Supplied information:
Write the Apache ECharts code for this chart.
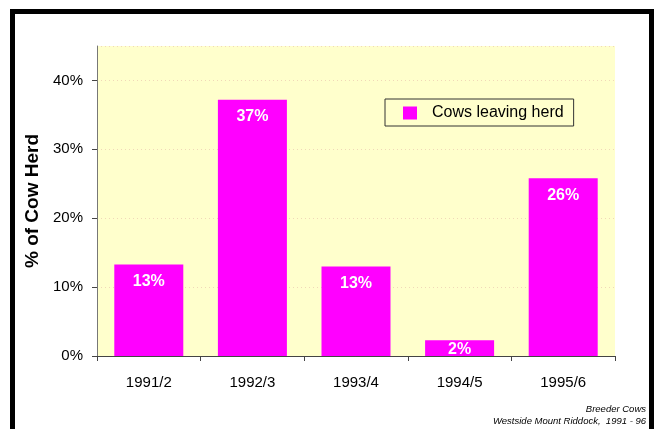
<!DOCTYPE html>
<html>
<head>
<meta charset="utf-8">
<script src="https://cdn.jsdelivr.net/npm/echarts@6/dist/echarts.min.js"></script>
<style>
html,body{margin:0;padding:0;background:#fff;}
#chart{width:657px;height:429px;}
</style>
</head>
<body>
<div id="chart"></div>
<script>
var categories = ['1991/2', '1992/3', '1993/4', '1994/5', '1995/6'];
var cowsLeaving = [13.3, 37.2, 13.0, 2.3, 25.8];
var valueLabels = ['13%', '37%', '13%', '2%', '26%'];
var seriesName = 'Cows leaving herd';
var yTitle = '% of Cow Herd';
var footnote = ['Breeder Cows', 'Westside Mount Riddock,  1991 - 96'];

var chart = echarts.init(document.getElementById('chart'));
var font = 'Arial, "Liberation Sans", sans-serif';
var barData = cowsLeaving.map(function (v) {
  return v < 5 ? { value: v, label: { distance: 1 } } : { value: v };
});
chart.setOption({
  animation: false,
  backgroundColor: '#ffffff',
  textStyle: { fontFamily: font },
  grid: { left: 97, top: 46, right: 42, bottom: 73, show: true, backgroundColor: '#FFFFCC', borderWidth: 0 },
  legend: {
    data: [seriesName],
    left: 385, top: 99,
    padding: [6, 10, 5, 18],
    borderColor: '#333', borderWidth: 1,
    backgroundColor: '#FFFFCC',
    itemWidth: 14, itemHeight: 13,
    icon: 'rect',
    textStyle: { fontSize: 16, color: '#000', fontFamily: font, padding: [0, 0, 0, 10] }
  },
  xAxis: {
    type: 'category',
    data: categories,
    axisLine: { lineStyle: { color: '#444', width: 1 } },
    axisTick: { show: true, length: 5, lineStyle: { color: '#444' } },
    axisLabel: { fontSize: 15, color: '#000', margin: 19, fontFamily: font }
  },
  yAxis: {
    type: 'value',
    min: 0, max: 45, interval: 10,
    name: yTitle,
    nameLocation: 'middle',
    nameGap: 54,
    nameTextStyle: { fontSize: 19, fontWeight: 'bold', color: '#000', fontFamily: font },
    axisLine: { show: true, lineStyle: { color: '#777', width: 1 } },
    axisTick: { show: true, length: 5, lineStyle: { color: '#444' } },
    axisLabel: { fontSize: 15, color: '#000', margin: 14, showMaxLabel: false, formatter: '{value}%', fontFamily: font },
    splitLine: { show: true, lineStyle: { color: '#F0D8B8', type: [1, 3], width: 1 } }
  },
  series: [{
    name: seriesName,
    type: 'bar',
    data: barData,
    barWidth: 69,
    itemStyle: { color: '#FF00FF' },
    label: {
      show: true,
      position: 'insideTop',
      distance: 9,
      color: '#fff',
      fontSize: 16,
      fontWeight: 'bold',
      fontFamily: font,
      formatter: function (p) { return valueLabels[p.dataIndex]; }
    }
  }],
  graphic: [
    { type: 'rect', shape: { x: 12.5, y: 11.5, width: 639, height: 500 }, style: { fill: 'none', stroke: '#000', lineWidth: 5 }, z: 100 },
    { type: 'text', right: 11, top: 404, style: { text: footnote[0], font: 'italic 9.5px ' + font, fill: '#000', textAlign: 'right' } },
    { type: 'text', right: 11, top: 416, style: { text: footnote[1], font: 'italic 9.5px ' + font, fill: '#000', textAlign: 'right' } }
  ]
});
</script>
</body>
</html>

What the task requires: All of the data needs repeating exactly, but the pictures do not.

Full response:
Write the Apache ECharts code for this chart.
<!DOCTYPE html>
<html>
<head>
<meta charset="utf-8">
<script src="https://cdn.jsdelivr.net/npm/echarts@6/dist/echarts.min.js"></script>
<style>
html,body{margin:0;padding:0;background:#fff;}
#chart{width:657px;height:429px;}
</style>
</head>
<body>
<div id="chart"></div>
<script>
var categories = ['1991/2', '1992/3', '1993/4', '1994/5', '1995/6'];
var cowsLeaving = [13.3, 37.2, 13.0, 2.3, 25.8];
var valueLabels = ['13%', '37%', '13%', '2%', '26%'];
var seriesName = 'Cows leaving herd';
var yTitle = '% of Cow Herd';
var footnote = ['Breeder Cows', 'Westside Mount Riddock,  1991 - 96'];

var chart = echarts.init(document.getElementById('chart'));
var font = 'Arial, "Liberation Sans", sans-serif';
var barData = cowsLeaving.map(function (v) {
  return v < 5 ? { value: v, label: { distance: 1 } } : { value: v };
});
chart.setOption({
  animation: false,
  backgroundColor: '#ffffff',
  textStyle: { fontFamily: font },
  grid: { left: 97, top: 46, right: 42, bottom: 73, show: true, backgroundColor: '#FFFFCC', borderWidth: 0 },
  legend: {
    data: [seriesName],
    left: 385, top: 99,
    padding: [6, 10, 5, 18],
    borderColor: '#333', borderWidth: 1,
    backgroundColor: '#FFFFCC',
    itemWidth: 14, itemHeight: 13,
    icon: 'rect',
    textStyle: { fontSize: 16, color: '#000', fontFamily: font, padding: [0, 0, 0, 10] }
  },
  xAxis: {
    type: 'category',
    data: categories,
    axisLine: { lineStyle: { color: '#444', width: 1 } },
    axisTick: { show: true, length: 5, lineStyle: { color: '#444' } },
    axisLabel: { fontSize: 15, color: '#000', margin: 19, fontFamily: font }
  },
  yAxis: {
    type: 'value',
    min: 0, max: 45, interval: 10,
    name: yTitle,
    nameLocation: 'middle',
    nameGap: 54,
    nameTextStyle: { fontSize: 19, fontWeight: 'bold', color: '#000', fontFamily: font },
    axisLine: { show: true, lineStyle: { color: '#777', width: 1 } },
    axisTick: { show: true, length: 5, lineStyle: { color: '#444' } },
    axisLabel: { fontSize: 15, color: '#000', margin: 14, showMaxLabel: false, formatter: '{value}%', fontFamily: font },
    splitLine: { show: true, lineStyle: { color: '#F0D8B8', type: [1, 3], width: 1 } }
  },
  series: [{
    name: seriesName,
    type: 'bar',
    data: barData,
    barWidth: 69,
    itemStyle: { color: '#FF00FF' },
    label: {
      show: true,
      position: 'insideTop',
      distance: 9,
      color: '#fff',
      fontSize: 16,
      fontWeight: 'bold',
      fontFamily: font,
      formatter: function (p) { return valueLabels[p.dataIndex]; }
    }
  }],
  graphic: [
    { type: 'rect', shape: { x: 12.5, y: 11.5, width: 639, height: 500 }, style: { fill: 'none', stroke: '#000', lineWidth: 5 }, z: 100 },
    { type: 'text', right: 11, top: 404, style: { text: footnote[0], font: 'italic 9.5px ' + font, fill: '#000', textAlign: 'right' } },
    { type: 'text', right: 11, top: 416, style: { text: footnote[1], font: 'italic 9.5px ' + font, fill: '#000', textAlign: 'right' } }
  ]
});
</script>
</body>
</html>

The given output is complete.